One day, Zdzislaw, who was not only a counselor but also a lake safety patroller, was cruising the waters in a patrol boat when he spotted two canoes full of campers without life jackets. He zipped over to the camp to let the counselors know about safety precautions. As he was talking, along came counselor Marjie, “with long straight hair and a gold lamé bathing suit,” Zdzislaw recalled. Bam. That was it. Not to mention that the two had a lot in common when it came to working at camps, water sports, swimming and more.

“She knew of me because I ran the only patrol boat on the lake,” he added. “She and the others had a joke about me because at camp, you made up monsters, etc., and I was the so-called ‘seaweed monster who lived in the swamps.’” 

From that point on, the two became friends. “She couldn’t visit me at camp, though, because mine was an all-boys camp. No girls allowed.”

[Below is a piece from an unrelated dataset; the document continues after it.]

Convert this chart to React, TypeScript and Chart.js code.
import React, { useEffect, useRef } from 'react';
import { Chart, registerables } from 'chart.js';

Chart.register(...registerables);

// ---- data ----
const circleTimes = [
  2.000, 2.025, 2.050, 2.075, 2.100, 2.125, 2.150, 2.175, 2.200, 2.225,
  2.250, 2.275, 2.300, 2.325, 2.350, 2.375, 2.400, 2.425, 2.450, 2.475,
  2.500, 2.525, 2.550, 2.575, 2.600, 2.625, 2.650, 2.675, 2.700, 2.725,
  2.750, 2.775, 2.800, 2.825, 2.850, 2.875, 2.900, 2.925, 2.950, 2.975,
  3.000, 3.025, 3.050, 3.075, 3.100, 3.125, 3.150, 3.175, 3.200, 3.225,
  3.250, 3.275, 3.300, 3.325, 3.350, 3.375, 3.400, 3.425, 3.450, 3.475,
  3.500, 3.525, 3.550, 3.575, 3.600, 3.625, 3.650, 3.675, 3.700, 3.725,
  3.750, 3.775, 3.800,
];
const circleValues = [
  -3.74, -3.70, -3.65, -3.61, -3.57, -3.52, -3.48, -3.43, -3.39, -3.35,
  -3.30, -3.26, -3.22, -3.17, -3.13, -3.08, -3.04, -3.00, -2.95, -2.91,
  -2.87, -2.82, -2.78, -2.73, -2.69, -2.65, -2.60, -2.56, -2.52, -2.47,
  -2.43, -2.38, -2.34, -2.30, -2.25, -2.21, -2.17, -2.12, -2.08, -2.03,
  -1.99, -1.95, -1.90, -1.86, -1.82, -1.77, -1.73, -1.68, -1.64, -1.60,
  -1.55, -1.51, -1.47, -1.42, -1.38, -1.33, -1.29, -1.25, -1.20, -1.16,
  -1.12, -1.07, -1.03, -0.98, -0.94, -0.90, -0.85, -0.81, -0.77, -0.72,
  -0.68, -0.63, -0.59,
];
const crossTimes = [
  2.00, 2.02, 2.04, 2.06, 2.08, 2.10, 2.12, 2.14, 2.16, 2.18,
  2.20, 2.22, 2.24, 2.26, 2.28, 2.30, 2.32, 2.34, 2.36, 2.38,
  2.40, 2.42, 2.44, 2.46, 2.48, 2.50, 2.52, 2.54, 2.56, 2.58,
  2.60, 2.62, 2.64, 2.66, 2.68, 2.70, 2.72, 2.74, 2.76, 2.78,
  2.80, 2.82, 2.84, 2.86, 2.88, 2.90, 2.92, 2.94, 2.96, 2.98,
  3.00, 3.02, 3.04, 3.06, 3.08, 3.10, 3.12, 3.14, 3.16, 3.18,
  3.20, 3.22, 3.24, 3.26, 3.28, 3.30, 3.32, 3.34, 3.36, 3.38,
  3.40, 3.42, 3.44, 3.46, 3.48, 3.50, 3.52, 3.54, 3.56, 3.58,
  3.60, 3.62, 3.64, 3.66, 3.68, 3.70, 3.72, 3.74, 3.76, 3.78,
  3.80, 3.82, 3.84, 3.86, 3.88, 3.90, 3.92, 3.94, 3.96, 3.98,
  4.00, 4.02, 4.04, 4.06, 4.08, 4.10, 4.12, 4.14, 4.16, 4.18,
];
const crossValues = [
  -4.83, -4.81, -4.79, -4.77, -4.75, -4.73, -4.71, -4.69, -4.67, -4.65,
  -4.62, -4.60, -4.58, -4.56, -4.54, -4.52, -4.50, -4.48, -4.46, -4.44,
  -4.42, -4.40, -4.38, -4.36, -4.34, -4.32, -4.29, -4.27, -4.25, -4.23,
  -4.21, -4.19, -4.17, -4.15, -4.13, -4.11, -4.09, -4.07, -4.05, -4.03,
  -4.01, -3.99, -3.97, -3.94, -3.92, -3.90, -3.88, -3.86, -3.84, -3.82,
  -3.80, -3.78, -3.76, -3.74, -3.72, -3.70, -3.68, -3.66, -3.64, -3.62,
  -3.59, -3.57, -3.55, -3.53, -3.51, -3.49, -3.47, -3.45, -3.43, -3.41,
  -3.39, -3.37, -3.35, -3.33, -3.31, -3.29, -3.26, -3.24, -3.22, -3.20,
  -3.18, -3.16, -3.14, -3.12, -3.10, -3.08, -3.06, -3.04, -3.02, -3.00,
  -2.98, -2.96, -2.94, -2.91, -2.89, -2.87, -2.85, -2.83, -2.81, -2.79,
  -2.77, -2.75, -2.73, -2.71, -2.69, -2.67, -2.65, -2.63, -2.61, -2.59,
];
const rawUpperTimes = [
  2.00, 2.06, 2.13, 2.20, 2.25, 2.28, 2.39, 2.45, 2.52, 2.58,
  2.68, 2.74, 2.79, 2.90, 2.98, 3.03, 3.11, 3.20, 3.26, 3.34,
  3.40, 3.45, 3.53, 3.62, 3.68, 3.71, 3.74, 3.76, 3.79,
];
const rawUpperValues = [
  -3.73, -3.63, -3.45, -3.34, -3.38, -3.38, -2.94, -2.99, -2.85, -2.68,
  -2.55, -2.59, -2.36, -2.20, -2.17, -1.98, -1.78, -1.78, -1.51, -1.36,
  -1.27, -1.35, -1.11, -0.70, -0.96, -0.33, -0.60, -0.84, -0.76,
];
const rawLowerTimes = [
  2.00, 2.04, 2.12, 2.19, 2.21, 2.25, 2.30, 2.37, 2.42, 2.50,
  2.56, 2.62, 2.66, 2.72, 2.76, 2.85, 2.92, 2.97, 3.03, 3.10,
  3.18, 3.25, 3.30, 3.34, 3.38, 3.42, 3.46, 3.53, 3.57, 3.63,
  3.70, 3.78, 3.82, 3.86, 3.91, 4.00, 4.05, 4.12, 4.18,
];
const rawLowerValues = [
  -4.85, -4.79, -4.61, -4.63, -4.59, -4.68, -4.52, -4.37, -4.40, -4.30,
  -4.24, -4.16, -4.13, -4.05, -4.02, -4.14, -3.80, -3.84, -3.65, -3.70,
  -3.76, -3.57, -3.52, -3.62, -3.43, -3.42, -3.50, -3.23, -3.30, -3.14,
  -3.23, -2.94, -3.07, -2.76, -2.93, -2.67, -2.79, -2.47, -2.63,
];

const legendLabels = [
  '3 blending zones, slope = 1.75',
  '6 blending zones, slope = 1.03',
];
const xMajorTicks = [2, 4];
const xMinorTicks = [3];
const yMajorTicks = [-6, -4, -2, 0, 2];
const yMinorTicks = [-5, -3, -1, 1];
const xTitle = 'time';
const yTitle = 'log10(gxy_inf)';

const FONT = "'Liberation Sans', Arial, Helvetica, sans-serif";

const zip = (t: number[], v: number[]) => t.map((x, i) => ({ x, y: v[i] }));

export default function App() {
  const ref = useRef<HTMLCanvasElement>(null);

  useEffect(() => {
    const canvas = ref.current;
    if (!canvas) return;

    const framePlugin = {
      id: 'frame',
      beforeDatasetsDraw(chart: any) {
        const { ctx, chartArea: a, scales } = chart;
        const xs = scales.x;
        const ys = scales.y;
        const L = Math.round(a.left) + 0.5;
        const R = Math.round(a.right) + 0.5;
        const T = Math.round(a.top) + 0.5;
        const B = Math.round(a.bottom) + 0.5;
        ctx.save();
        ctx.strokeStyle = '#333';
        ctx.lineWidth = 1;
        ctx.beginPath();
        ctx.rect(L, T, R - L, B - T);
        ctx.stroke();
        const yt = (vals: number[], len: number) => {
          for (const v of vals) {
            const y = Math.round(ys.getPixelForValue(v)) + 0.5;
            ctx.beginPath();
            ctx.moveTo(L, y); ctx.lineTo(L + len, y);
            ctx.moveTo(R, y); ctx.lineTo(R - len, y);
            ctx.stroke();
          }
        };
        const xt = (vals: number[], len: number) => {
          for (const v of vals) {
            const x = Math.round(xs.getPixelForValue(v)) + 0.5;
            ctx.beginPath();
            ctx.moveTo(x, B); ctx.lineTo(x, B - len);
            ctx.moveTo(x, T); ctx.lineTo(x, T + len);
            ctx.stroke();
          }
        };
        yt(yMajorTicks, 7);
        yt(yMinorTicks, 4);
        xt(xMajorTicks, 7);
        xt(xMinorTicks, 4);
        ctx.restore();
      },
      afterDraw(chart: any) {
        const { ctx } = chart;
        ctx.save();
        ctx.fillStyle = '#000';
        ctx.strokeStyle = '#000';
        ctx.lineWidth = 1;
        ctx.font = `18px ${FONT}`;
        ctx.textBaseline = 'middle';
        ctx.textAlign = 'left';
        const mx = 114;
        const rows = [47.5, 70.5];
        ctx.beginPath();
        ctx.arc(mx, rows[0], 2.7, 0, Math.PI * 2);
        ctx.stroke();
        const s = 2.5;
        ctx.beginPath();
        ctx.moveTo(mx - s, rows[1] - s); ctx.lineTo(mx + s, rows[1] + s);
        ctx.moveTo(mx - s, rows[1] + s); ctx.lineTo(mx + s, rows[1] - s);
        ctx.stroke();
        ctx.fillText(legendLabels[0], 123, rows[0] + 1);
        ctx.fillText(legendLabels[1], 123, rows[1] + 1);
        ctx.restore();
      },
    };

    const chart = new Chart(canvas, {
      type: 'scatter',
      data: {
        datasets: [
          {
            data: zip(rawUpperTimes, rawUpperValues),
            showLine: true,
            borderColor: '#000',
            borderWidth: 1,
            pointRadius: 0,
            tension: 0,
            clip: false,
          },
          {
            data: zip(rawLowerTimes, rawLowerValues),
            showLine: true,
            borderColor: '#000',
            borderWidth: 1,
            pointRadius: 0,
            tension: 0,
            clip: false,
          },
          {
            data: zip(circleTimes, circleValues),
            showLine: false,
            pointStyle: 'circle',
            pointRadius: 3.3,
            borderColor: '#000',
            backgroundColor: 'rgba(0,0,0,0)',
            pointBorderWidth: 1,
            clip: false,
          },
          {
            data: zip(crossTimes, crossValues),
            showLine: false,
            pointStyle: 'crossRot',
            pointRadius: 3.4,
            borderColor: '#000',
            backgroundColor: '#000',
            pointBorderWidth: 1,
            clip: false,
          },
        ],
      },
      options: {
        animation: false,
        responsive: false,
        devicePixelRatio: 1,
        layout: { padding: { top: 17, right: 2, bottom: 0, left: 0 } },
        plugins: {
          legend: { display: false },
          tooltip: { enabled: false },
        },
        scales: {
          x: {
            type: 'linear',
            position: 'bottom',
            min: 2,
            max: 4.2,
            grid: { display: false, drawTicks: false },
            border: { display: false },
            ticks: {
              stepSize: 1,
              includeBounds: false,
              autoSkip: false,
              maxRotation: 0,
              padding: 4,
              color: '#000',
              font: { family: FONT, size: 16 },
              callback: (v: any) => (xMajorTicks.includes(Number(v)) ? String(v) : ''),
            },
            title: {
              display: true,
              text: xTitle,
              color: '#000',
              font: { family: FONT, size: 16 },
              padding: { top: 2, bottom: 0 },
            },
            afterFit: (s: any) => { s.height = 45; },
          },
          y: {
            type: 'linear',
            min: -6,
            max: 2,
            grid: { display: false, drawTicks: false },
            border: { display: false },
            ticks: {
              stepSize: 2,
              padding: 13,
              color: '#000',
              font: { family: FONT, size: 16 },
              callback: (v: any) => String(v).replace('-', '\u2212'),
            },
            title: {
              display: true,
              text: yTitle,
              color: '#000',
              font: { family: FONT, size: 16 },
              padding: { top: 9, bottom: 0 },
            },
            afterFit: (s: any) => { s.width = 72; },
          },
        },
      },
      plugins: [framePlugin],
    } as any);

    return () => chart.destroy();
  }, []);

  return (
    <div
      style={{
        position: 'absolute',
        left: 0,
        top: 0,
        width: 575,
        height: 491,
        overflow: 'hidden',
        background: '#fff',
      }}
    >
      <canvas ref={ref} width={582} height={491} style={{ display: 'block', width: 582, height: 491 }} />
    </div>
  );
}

When Marjie went away to school in Texas, the pair wrote letters to each other and eventually planned a first date in Chicago (a movie and spaghetti dinner), during their spring break. They dated from then on, and at the age of 23, got they married and eventually had two children. 

The Sikoras moved to Michigan when Zdzislaw landed a job at the College for Creative Studies (CCS) in Detroit. Today, they live in a 1924 Tudor-style home that also houses three print presses (Zdzislaw is now a professor at CCS as well as the section chair of printmaking in the school’s Fine Arts Department.) 

Having been married for 36 years, the 50-something couple say a long marriage is all about supporting each other and becoming best friends. Their favorite pastimes include enriching weekend rituals.

“We go to the Royal Oak Farmers Market pretty much every Saturday and to Border’s every Sunday morning together and then head to Papa Joe’s for a special treat,” Marjie said. They also enjoy gardening and cooking side by side.

The long straight hair and gold lamé bathing suit might be gone, but their love is here to stay.